Strategy 4: Making Bi-Weekly Payments
This strategy is simple yet effective for accelerating payments without drastically changing your monthly budget.
Instead of making one large payment per month, you make half a payment every two weeks.
- The Math: A standard year has 12 monthly payments. By paying half a payment 26 times a year, you end up making 13 full monthly payments annually instead of 12.
- The Benefit: This extra payment goes entirely toward the principal (provided your loan servicer applies it correctly), chipping away at the balance faster and reducing the amount of interest that accrues over the year.
Crucial Step: Contact your loan servicer beforehand to ensure they correctly apply the extra half-payment toward the principal balance, rather than applying it to the next month’s payment in advance.
Conclusion: Choosing Your Fastest Path
Paying off student loans faster is less about luck and more about strategic planning.

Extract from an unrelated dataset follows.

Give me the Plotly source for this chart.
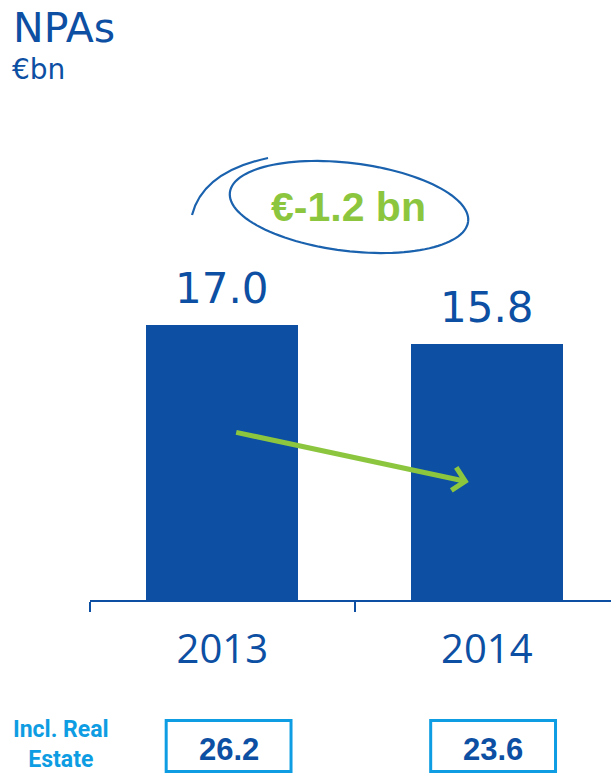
import numpy as np
import plotly.graph_objects as go

# ---- data -------------------------------------------------------------
years = ["2013", "2014"]
npa_values = [17.0, 15.8]            # NPAs, €bn
real_estate_values = [26.2, 23.6]    # incl. real estate, €bn
row_label = "Incl. Real<br>Estate"
title_text = "NPAs"
unit_text = "€bn"

# ---- page geometry ------------------------------------------------------
W, H = 611, 775
ML, MR, MT, MB = 90, 0, 100, 175
PW = W - ML - MR
PH = H - MT - MB

BLUE = "#0C4FA3"
RING = "#1A62AE"
GREEN = "#8CC63F"
LIGHT_BLUE = "#0E9DE2"

cat_px = 264.5                        # pixels per category slot
x_range = [-0.5, -0.5 + PW / cat_px]
y_range = [0, PH / 16.18]


def fx(p):
    """pixel x -> paper x"""
    return (p - ML) / PW


def fy(p):
    """pixel y -> paper y"""
    return (H - MB - p) / PH


xs = list(range(len(years)))

fig = go.Figure()
fig.add_trace(go.Bar(
    x=xs, y=npa_values, width=0.575,
    marker=dict(color=BLUE, line=dict(width=0)),
    hoverinfo="skip", showlegend=False,
))

annotations = []
shapes = []

# value labels above bars
for i, v in zip(xs, npa_values):
    annotations.append(dict(
        x=i, y=v, xref="x", yref="y", text=f"{v:.1f}", showarrow=False,
        yanchor="bottom", xanchor="center", yshift=10,
        font=dict(family="DejaVu Sans", size=42, color=BLUE),
    ))

# title and unit
annotations.append(dict(
    x=fx(11), y=fy(2), xref="paper", yref="paper", text=title_text,
    showarrow=False, xanchor="left", yanchor="top",
    font=dict(family="DejaVu Sans", size=41, color=BLUE),
))
annotations.append(dict(
    x=fx(10), y=fy(51), xref="paper", yref="paper", text=unit_text,
    showarrow=False, xanchor="left", yanchor="top",
    font=dict(family="DejaVu Sans", size=28, color=BLUE),
))

# change callout inside a hand-drawn ring
change = npa_values[1] - npa_values[0]
annotations.append(dict(
    x=fx(348), y=fy(207), xref="paper", yref="paper",
    text=f"<b>€{change:.1f} bn</b>", showarrow=False,
    xanchor="center", yanchor="middle",
    font=dict(family="Liberation Sans", size=41, color=GREEN),
))

cx, cy, a, b, th = 349, 207, 120, 44, np.deg2rad(7)
t = np.linspace(0, 2 * np.pi, 121)
ex = cx + a * np.cos(t) * np.cos(th) - b * np.sin(t) * np.sin(th)
ey = cy + a * np.cos(t) * np.sin(th) + b * np.sin(t) * np.cos(th)
ring_path = "M " + " L ".join(f"{fx(px):.4f},{fy(py):.4f}" for px, py in zip(ex, ey))
shapes.append(dict(type="path", xref="paper", yref="paper", path=ring_path,
                   line=dict(color=RING, width=2.2)))
swoosh = (f"M {fx(192):.4f},{fy(215):.4f} "
          f"Q {fx(203):.4f},{fy(172):.4f} {fx(268):.4f},{fy(158):.4f}")
shapes.append(dict(type="path", xref="paper", yref="paper", path=swoosh,
                   line=dict(color=RING, width=2.2)))

# downward trend arrow between the bars
annotations.append(dict(
    x=0.932, y=7.29, ax=0.047, ay=10.38, xref="x", yref="y",
    axref="x", ayref="y", text="", showarrow=True,
    arrowhead=4, arrowsize=0.9, arrowwidth=5, arrowcolor=GREEN, standoff=0,
))

# "Incl. Real Estate" row
annotations.append(dict(
    x=fx(61), y=fy(744), xref="paper", yref="paper", text=f"<b>{row_label}</b>",
    showarrow=False, xanchor="center", yanchor="middle",
    font=dict(family="Roboto", size=23, color=LIGHT_BLUE),
))

box_half = 0.236
box_off = 0.024
for i, v in zip(xs, real_estate_values):
    shapes.append(dict(
        type="rect", xref="x", yref="paper",
        x0=i + box_off - box_half, x1=i + box_off + box_half,
        y0=fy(771.5), y1=fy(720.5),
        line=dict(color=LIGHT_BLUE, width=3), fillcolor="rgba(0,0,0,0)",
    ))
    annotations.append(dict(
        x=i + box_off, y=fy(749), xref="x", yref="paper", text=f"<b>{v:.1f}</b>",
        showarrow=False, xanchor="center", yanchor="middle",
        font=dict(family="Liberation Sans", size=31, color=BLUE),
    ))

fig.update_layout(
    width=W, height=H,
    margin=dict(l=ML, r=MR, t=MT, b=MB, pad=0),
    paper_bgcolor="white", plot_bgcolor="white",
    bargap=0,
    xaxis=dict(
        range=x_range, tickmode="array", tickvals=xs, ticktext=years,
        ticks="", showline=True, linecolor=BLUE, linewidth=2,
        showgrid=False, zeroline=False,
        tickfont=dict(family="Open Sans", size=40, color=BLUE),
        ticklabelstandoff=13,
        minor=dict(tickmode="array", tickvals=[-0.5, 0.5, 1.5], ticks="outside",
                   ticklen=10, tickwidth=2, tickcolor=BLUE, showgrid=False),
        fixedrange=True,
    ),
    yaxis=dict(range=y_range, visible=False, fixedrange=True),
    annotations=annotations,
    shapes=shapes,
)

fig.write_html("out.html", config={"displayModeBar": False})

For most borrowers with federal loans, the fastest route involves adhering to the Standard 10-Year Plan while simultaneously employing the Avalanche Method to attack high-interest balances first.
If your income is currently low, use an IDR plan temporarily to stabilize your finances, but commit to switching to a faster plan (like Standard or Extended with aggressive extra payments) as soon as your income allows. For private loans, aggressive refinancing combined with consistent extra principal payments is the key accelerator.
By understanding the tools available and committing to a targeted strategy, you can transform your student loan repayment from a decades-long burden into a manageable project completed years ahead of schedule.